The Penalty That Shrinks the Fit

Lessons 5-7 fit weights by minimizing a loss built purely from data-fit — squared error, or cross-entropy for probabilities. Left alone, that loss is happy to grow a coefficient as large as the data can justify, and lesson 3’s overfitting lesson showed exactly where unchecked flexibility leads: a curve threading every point, memorizing noise.

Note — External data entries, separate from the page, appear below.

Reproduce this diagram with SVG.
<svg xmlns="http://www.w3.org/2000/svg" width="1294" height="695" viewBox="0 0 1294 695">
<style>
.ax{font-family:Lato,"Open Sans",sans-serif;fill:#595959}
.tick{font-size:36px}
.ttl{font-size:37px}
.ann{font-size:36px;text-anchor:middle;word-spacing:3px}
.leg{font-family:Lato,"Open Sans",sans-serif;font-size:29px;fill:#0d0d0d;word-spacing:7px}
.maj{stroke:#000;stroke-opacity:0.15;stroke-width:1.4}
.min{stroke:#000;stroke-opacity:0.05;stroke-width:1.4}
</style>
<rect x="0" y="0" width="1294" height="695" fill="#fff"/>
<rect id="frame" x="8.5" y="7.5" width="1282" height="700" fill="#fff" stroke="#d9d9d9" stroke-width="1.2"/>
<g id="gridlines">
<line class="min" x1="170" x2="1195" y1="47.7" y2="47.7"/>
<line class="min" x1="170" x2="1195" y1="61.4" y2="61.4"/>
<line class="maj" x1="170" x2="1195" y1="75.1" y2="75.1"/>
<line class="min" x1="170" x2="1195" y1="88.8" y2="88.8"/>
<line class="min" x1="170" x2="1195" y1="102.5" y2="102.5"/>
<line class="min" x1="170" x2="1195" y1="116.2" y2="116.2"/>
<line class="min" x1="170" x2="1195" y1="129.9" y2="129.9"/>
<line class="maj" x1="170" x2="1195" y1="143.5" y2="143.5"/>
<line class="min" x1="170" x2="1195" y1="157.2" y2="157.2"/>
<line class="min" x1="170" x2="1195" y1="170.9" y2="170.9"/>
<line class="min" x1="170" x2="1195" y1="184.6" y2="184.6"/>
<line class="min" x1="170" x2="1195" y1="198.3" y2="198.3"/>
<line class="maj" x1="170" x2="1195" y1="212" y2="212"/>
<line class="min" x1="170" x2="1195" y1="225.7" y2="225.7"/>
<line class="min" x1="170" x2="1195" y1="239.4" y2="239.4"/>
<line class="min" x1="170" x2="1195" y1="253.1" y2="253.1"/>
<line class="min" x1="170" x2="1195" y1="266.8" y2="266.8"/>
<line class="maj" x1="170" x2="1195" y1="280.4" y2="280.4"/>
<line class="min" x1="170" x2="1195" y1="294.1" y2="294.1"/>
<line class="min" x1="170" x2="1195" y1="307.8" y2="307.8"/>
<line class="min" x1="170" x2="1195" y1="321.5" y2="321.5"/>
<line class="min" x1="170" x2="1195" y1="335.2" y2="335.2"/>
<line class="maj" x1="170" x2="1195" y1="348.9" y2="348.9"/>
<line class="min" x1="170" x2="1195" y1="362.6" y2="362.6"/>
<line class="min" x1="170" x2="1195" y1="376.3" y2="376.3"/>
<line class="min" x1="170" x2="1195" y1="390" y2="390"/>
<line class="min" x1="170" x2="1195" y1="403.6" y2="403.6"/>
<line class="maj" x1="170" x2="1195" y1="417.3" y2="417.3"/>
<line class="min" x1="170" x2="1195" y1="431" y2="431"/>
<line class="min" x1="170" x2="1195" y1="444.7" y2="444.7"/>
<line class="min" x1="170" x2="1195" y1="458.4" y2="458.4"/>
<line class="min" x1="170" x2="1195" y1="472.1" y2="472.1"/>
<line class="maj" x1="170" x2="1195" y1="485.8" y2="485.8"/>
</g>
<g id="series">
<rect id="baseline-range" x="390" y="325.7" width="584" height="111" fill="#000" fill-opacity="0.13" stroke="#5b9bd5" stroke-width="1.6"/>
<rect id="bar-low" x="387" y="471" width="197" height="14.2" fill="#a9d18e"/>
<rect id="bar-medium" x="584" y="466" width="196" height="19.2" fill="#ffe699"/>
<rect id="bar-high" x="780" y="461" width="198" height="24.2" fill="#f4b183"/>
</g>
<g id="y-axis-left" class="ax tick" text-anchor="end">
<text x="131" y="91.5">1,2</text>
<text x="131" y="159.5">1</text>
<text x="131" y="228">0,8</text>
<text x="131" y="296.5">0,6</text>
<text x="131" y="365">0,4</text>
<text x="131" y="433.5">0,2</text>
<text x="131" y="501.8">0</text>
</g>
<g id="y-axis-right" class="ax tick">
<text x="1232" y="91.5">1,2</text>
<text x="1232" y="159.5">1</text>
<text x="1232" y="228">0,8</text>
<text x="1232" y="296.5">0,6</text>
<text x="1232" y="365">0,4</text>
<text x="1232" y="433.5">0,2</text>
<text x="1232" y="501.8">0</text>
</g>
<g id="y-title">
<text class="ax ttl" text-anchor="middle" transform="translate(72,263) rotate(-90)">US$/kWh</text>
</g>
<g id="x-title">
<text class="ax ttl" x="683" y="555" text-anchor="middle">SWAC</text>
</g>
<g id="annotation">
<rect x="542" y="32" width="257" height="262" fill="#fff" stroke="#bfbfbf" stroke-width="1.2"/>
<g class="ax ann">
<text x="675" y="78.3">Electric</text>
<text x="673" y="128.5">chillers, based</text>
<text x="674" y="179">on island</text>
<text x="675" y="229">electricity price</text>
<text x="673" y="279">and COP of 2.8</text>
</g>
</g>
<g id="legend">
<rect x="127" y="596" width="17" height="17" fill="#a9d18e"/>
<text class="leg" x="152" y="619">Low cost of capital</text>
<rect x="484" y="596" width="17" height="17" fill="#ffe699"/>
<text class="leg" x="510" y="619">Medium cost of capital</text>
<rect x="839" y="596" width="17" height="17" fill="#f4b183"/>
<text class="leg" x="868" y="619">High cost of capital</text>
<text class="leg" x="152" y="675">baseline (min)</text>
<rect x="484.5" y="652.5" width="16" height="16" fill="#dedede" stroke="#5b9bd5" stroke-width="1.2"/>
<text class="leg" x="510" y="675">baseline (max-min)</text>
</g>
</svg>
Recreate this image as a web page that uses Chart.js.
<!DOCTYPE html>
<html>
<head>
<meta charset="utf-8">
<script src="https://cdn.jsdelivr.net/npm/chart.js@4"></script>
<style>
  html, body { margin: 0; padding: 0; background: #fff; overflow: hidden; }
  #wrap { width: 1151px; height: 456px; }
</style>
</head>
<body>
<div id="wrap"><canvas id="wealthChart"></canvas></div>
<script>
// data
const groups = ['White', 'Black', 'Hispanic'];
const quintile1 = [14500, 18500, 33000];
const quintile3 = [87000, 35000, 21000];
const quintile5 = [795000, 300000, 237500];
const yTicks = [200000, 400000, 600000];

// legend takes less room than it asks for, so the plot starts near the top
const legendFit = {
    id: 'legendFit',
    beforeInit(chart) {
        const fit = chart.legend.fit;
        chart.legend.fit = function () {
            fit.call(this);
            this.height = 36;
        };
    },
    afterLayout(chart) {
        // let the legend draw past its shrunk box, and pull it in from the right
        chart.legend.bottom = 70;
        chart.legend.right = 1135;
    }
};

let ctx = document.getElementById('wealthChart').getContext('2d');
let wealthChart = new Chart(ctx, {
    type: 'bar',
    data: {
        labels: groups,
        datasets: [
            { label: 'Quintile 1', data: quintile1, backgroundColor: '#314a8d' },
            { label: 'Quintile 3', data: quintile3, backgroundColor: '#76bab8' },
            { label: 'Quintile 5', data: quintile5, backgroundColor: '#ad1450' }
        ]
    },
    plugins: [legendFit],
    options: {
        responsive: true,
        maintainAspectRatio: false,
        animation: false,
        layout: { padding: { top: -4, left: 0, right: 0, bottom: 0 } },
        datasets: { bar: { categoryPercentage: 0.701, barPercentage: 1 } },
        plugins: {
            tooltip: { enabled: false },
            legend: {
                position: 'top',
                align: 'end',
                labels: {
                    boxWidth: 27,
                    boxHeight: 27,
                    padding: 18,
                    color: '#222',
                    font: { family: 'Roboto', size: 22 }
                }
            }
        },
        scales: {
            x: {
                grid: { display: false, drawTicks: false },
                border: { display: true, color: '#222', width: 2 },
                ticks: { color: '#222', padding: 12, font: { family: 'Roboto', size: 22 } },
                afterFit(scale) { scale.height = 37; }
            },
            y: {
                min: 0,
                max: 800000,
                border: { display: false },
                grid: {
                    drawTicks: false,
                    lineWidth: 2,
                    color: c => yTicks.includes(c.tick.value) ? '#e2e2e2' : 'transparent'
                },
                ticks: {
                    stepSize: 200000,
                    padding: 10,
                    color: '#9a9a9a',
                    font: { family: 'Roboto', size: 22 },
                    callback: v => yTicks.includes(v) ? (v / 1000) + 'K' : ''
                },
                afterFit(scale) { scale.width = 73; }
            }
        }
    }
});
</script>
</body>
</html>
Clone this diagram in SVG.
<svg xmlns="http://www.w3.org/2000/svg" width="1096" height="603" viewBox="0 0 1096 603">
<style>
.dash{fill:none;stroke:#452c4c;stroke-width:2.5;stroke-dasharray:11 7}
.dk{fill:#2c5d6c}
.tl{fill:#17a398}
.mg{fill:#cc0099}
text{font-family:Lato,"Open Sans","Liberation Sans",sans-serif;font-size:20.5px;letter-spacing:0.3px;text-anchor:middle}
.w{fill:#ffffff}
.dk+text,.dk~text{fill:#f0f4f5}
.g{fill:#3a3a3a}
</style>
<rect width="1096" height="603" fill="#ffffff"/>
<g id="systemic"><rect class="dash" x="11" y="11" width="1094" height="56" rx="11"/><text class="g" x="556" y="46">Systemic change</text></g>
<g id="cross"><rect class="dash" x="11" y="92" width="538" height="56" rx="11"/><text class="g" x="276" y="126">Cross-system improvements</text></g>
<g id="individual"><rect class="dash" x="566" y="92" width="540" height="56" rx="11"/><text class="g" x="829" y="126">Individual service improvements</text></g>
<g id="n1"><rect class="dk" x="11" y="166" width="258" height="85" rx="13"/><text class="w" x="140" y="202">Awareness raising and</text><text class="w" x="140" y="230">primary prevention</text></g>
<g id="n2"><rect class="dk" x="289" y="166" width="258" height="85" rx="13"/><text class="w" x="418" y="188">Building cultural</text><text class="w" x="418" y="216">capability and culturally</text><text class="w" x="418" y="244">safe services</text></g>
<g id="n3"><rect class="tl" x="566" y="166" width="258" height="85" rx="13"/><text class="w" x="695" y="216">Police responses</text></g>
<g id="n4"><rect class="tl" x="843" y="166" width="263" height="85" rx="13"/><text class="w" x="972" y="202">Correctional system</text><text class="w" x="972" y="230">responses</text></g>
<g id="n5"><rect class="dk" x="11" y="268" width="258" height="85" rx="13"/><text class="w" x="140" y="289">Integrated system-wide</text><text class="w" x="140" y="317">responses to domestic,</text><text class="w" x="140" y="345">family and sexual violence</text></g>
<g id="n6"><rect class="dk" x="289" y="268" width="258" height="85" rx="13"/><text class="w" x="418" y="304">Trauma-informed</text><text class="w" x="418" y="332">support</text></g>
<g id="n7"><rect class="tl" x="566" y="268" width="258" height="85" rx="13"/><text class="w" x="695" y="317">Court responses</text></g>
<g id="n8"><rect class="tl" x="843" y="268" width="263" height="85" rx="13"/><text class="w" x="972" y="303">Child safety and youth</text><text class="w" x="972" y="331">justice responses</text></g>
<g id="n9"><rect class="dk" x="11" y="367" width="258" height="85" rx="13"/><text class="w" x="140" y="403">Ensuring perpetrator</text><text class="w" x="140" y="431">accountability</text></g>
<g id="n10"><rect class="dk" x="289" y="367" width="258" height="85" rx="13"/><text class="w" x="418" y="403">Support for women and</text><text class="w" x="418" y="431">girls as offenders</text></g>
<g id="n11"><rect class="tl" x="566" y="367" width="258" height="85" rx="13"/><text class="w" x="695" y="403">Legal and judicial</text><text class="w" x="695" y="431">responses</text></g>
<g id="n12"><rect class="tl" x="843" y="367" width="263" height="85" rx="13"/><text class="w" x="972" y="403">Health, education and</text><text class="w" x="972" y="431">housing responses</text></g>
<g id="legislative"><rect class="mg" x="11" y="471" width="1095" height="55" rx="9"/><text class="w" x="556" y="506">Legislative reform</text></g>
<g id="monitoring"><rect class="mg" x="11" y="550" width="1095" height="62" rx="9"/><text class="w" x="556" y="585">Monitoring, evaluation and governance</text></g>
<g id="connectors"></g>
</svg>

Regularization adds a second term to the loss — a penalty on the coefficients’ size — so the fit has to earn every unit of coefficient magnitude, not just grab whatever minimizes data error alone. The common form (L2 / “ridge” regularization) adds λ · w² for each weight, where λ (lambda) controls how hard the penalty bites:

total loss = (data-fit loss) + λ · w²

λ = 0 recovers the unregularized fit exactly. As λ grows, the optimizer trades away data-fit accuracy for a smaller w, because the penalty term now costs real loss-points too. Somewhere in between is a coefficient that’s smaller than pure data-fitting would choose, but generalizes better precisely because it hasn’t chased every quirk of the training set.

Take a toy one-weight loss where pure data-fit alone wants w = 5 (that’s the unregularized optimum): L(w) = (w − 5)² + λw². With λ = 4, find the w that minimizes L(w).

(Calculus shortcut: set the derivative to zero. dL/dw = 2(w−5) + 2λw = 0, solve for w.)